I remember as a little boy receiving a package full of Christmas decorations from relatives that had immigrated to the UK. This was something completely new for us in the old Palestinian city of Lydda, for we had never decorated our home for such an occasion. The decorations were such a new element in our Christmas celebration that friends and family came from all around the city to see what we had put up in our home. This was only the beginning of the strong western influence on how we celebrate Christmas in the land Christ grew up in.
As Christmas became such a huge phenomenon in the West and in popular culture, Jews and Muslims would always come to me asking questions about what this holiday meant and how I celebrated it. Often, my fellow Muslim neighbours would even wear Christmas hats and come to see the celebrations in Nazareth and Bethlehem. As Jesus was also a prophet in Islam, some more secular orientated Muslims would also join in the celebrations.
All of this attention from my Jewish and Muslim neighbours, both positive and negative, forced me to explore and study the Christmas story more closely. To my surprise, the Christmas message was far more powerful and relevant to the situation in Palestine/Israel than I thought. It took me time to realise its significance and wonder. While the Christmas story preached by popular and western culture was one of comfort, simplicity and kindness, the Christmas story I discovered was unravelled in a context of discomfort, complexity and oppression. A context that I could identify a lot more as a Palestinian Christian who faces numerus challenges and as a minority who is discriminated.

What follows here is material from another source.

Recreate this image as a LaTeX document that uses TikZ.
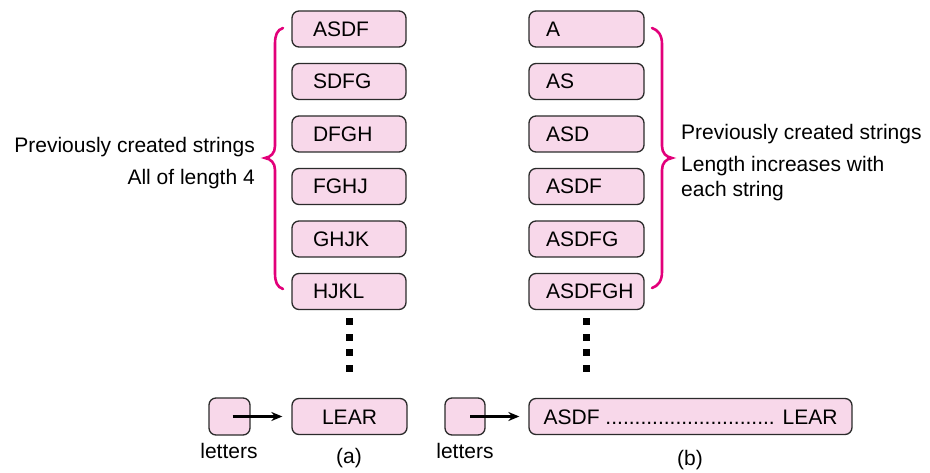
\documentclass[tikz,border=0pt]{standalone}
\usepackage{fontspec}
\setmainfont{Liberation Sans}
\usetikzlibrary{arrows.meta}
\definecolor{boxfill}{HTML}{F8D8EA}
\definecolor{boxline}{HTML}{2B2B2B}
\definecolor{bracecol}{HTML}{E2007A}
\newcommand\fsz{\fontsize{21}{25}\selectfont}
\newcommand\boxtext[3]{\makebox[#1pt][l]{\hspace{#2pt}#3}}
\begin{document}
\begin{tikzpicture}[x=1pt,y=-1pt,
  strbox/.style={draw=boxline, fill=boxfill, rounded corners=7pt, line width=1.3pt,
    inner xsep=0pt, inner ysep=0pt, text height=15pt, text depth=0pt,
    minimum height=36pt, font=\fsz},
  smallbox/.style={draw=boxline, fill=boxfill, rounded corners=7pt, line width=1.3pt,
    inner sep=0pt, minimum width=40pt, minimum height=37pt},
  lbl/.style={font=\fsz, inner sep=0pt},
  arr/.style={line width=2.2pt, -{Stealth[length=11pt,width=9pt]}, shorten >=9pt},
  bracestyle/.style={draw=bracecol, line width=2.6pt, line cap=round}
]
\useasboundingbox (0,0) rectangle (930,473);

% left column (a)
\foreach \t/\y/\n in {ASDF/29/a1, SDFG/81.5/a2, DFGH/134/a3, FGHJ/186.5/a4, GHJK/239/a5, HJKL/291.5/a6}
  \node[strbox] (\n) at (349,\y) {\boxtext{114}{21}{\t}};
\node[strbox, minimum width=115pt] (lear) at (349.5,416.5) {LEAR};

% right column (b)
\foreach \t/\y/\n in {A/29/b1, AS/81.5/b2, ASD/134/b3, ASDF/186.5/b4, ASDFG/239/b5, ASDFGH/291.5/b6}
  \node[strbox] (\n) at (586.5,\y) {\boxtext{115}{17}{\t}};
\node[strbox, minimum width=323pt] (big) at (690.5,416.5) {ASDF ............................. LEAR};

% small "letters" boxes
\node[smallbox, minimum width=41pt] (la) at (229.5,416.5) {};
\node[smallbox] (lb) at (465,416.5) {};

% arrows
\draw[arr] ([xshift=3pt]la.center) -- (lear);
\draw[arr] ([xshift=5pt]lb.center) -- (big);

% vertical dotted ellipses
\foreach \y in {318.5,334.5,349.5,365.5} {
  \fill (345.5,\y) rectangle ++(7,7);
  \fill (583,\y) rectangle ++(7,7);
}

% braces
\draw[bracestyle] (283,28) .. controls (277,30) and (275,35) .. (275,44) -- (275,146)
  .. controls (275,153) and (271,157) .. (265,158)
  .. controls (271,159) and (275,163) .. (275,170) -- (275,273)
  .. controls (275,282) and (277,287) .. (283,289);
\draw[bracestyle] (652,28) .. controls (658,30) and (662,35) .. (662,44) -- (662,146)
  .. controls (662,153) and (666,157) .. (672,158)
  .. controls (666,159) and (662,163) .. (662,170) -- (662,272)
  .. controls (662,281) and (658,286) .. (652,288);

% side texts
\node[lbl, anchor=base east] (tl1) at (255,153) {Previously created strings};
\node[lbl, anchor=base east] (tl2) at (255,185) {All of length 4};
\node[lbl, anchor=base west] (tr1) at (681,140) {Previously created strings};
\node[lbl, anchor=base west] (tr2) at (681,172) {Length increases with};
\node[lbl, anchor=base west] (tr3) at (681,197) {each string};

% bottom labels
\node[lbl, anchor=base] (let1) at (229,458) {letters};
\node[lbl, anchor=base] (let2) at (465,458) {letters};
\node[lbl, anchor=base] (capa) at (349,463) {(a)};
\node[lbl, anchor=base] (capb) at (690,465) {(b)};
\end{tikzpicture}
\end{document}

The people of Israel in the second temple period were under occupation, oppression and despair. The Roman Empire dictated every aspect of life and enforced its will by the sword. The emperor Augustus was considered a god and required worship from Roman citizens. In addition, the local Jewish leadership at the temple were fixated with maintaining the position and influence they had through negotiation with King Herod and the Romans, and by doing so, missing what God was doing through history and expecting the Messiah to overthrow the Romans with military force. Also today, people are obsessed and drawn to political power which demands a certain amount of loyalty.
It is in this story of political, religious and social unrest that God decides to reveal himself. Moreover, he revealed himself not in the palaces or the temple of Jerusalem, but in a small household in Bethlehem. And those who attended his birth were not the elite or powerful, but the marginalised, oppressed and different. It was a young woman who was considered by some to be unfaithful and her husband who was a carpenter, shepherds who were at the bottom of the socio-economic class and foreigners from afar. An unexpected and unusual company to welcome the king of kings who was to liberate them.
This Christmas story that I had learned could not be more relevant to my Palestinian context! By following Christ and embracing the Christmas story, you automatically place yourself with the outcasts of political and social powers. I could not believe I had never heard anyone preach or teach about these aspects of the Christmas story. Even many Christians would only emphasise the birth of Christ and completely ignore its contextual message. Christmas is a story of liberation from oppression, both spiritual and physical (for whatever those two binaries mean). It is a story that gives hope to those who are ignored, live under occupation and marginalised. As Palestinian Christians this resonates very well, especially as our community encounters injustices on a daily basis and is shrinking more and more.
Indeed, the Christmas holiday is appealing to many of my Jewish and Muslim neighbours, as well as Christians. But the contextual and theological story of Christmas is full of challenging messages to how we live our lives in Palestine/Israel and around the world. Are we going to continue celebrating the holiday in a superficial manner? Or are we going to allow the hopeful message of Christ to reach the most oppressed, marginalised, and voiceless people in our respective contexts?
For when we embrace this Christmas message of hope and liberation for these communities, we join the Kingdom of God which opposes every wicked authority and leadership. There is a danger in our time to miss the work of God in history and maintain our gaze on political and religious individuals or trends like many did during the Christmas story. As the Kingdom of God works like yeast and a mustard seed, its impact and effect are not seen immediately. And this message is far more threatening to political, religious and social powers than any Christmas tree you will see.